2. Aus dem Beschwerdevorbringen ergibt sich auch nicht, dass die Revision zur Fortbildung des Rechts (§ 115 Abs. 2 Nr. 2 1. Halbsatz FGO) oder zur Sicherung einer einheitlichen Rechtsprechung (§ 115 Abs. 2 Nr. 2 2. Halbsatz FGO) zuzulassen ist. Mit der sinngemäß von der Klägerin aufgestellten Behauptung, das FG sei von der Entscheidung des BFH in dem vorangegangenen Verfahren wegen Aussetzung der Vollziehung --AdV-- (BFH-Beschluss in BFH/NV 2002, 1447) abgewichen, indem es die Anleger des Typs S nicht als Mitunternehmer, sondern als stille Gesellschafter i.S. des § 20 Abs. 1 Nr. 4 EStG angesehen habe, wird insbesondere eine Divergenz (dazu: Gräber/Ruban, a.a.O., § 115 Rz. 48) nicht schlüssig dargelegt. Der BFH hat im Verfahren wegen AdV nicht entschieden, dass die Anleger des Typs S Mitunternehmer sind; er hat lediglich ernstliche Zweifel daran geäußert, ob das Vorliegen einer Mitunternehmerschaft bei der im Eilverfahren gebotenen summarischen Prüfung verneint werden könne. Dies schließt es jedoch nicht aus, die Voraussetzungen einer Mitunternehmerschaft aufgrund von im Hauptsacheverfahren gewonnenen neuen Erkenntnissen zu verneinen. So liegt der Streitfall.

3. Ein Verfahrensfehler wird ebenfalls nicht schlüssig gerügt.

a) Die Klägerin stellt zwar zu Recht fest, dass ihr umfangreiches Vorbringen, etwa zu den Ursachen des Konkurses der Y-AG oder der Frage, ob die Y-AG im Zeitpunkt ihres Beitritts ein positives Gesamtergebnis noch erzielen konnte, vom FG im Urteil nicht gewürdigt worden ist. Darin liegt jedoch weder eine Verletzung der Amtsaufklärungspflicht (§ 76 Abs. 1 Satz 1 FGO) noch ein Verstoß gegen § 96 Abs. 1 Satz 1 FGO oder ein sonstiger Verfahrensfehler. Nach der für das Vorliegen eines solchen Verfahrensfehlers allein maßgeblichen Rechtsansicht des FG richtet sich die Einkunftserzielungsabsicht bei einer stillen Beteiligung i.S. des § 20 Abs. 1 Nr. 4 EStG --wie bereits erwähnt-- allein nach den Vorstellungen des Gesellschafters und nicht der Gesellschaft. Deswegen kam es auf die Verhältnisse der Y-AG nicht an.
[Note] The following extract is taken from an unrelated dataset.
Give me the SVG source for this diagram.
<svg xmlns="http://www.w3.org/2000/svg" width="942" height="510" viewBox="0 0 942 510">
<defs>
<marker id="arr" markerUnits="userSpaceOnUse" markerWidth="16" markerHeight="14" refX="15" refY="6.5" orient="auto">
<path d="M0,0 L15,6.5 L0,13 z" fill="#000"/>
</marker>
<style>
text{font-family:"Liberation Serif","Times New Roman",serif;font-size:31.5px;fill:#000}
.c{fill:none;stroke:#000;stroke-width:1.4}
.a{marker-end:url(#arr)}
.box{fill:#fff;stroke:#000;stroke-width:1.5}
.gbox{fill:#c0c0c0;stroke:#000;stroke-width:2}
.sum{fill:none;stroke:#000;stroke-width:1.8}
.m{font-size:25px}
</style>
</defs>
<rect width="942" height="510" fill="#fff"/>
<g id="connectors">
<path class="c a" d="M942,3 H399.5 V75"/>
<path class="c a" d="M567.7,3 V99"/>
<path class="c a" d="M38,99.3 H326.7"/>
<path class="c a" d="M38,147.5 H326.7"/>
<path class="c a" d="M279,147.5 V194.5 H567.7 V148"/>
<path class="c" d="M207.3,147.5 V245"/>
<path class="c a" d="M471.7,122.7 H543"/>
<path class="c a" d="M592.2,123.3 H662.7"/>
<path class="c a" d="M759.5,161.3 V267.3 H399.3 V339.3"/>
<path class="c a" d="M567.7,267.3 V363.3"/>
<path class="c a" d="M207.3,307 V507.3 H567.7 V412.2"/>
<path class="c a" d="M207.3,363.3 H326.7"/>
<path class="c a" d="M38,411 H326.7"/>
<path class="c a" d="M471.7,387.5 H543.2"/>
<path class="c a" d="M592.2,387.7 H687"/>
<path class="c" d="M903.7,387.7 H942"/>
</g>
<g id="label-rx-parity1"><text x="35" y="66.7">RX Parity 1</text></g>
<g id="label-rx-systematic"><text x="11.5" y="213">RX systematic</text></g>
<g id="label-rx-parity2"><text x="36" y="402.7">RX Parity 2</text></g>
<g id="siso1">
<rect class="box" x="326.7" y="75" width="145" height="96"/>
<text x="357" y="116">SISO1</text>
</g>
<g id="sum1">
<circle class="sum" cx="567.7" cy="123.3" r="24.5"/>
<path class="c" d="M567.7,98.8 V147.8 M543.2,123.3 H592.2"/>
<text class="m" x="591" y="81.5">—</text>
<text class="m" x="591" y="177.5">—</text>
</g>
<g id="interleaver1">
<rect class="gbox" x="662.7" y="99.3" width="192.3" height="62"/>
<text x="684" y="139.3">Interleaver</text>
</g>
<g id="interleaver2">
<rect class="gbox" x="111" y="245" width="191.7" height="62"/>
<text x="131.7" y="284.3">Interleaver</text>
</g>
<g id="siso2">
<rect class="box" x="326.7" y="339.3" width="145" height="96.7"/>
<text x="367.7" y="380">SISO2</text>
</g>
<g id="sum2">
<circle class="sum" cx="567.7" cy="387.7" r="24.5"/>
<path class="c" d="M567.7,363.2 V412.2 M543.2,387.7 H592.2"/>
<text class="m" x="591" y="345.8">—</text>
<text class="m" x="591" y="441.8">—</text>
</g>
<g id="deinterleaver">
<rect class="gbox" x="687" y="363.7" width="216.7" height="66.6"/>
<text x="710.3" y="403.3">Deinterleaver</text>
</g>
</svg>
b) Ohne Erfolg rügt die Klägerin schließlich einen Verfahrensfehler, soweit ihr gegen die Berufsrichter des FG-Senats gerichtetes Ablehnungsgesuch erfolglos geblieben ist. Beschlüsse über die Ablehnung von Gerichtspersonen können nach § 128 Abs. 2 FGO nicht mit der Beschwerde angefochten werden. Da dem Endurteil vorangegangene Entscheidungen, die nach der FGO unanfechtbar sind, nicht der Beurteilung der Revision unterliegen (§ 124 Abs. 2 FGO), kann eine Nichtzulassungsbeschwerde grundsätzlich nicht auf die Ablehnung eines Befangenheitsgesuchs gestützt werden. Geltend gemacht werden können nur solche Verfahrensmängel, die als Folge der Ablehnung des Befangenheitsgesuchs dem angefochtenen Urteil anhaften. Ein Zulassungsgrund liegt daher nur vor, wenn die Ablehnung gegen das Willkürverbot verstößt oder ein Verfahrensgrundrecht verletzt wird. Das Verfahrensgrundrecht auf den gesetzlichen Richter (Art. 101 Abs. 1 Satz 2 des Grundgesetzes) greift nur bei willkürlichen Verstößen gegen Verfahrensvorschriften ein. Deshalb hat eine Besetzungsrüge im Rahmen der Nichtzulassungsbeschwerde nur dann Aussicht auf Erfolg, wenn sich dem Beschwerdevorbringen entnehmen lässt, dass der Beschluss über die Zurückweisung des Ablehnungsgesuchs nicht nur fehlerhaft, sondern greifbar gesetzwidrig und damit willkürlich ist (vgl. BFH-Beschluss vom 12. November 2004 VII B 170/04, BFH/NV 2005, 709, m.w.N.). Das ist vorliegend nicht der Fall.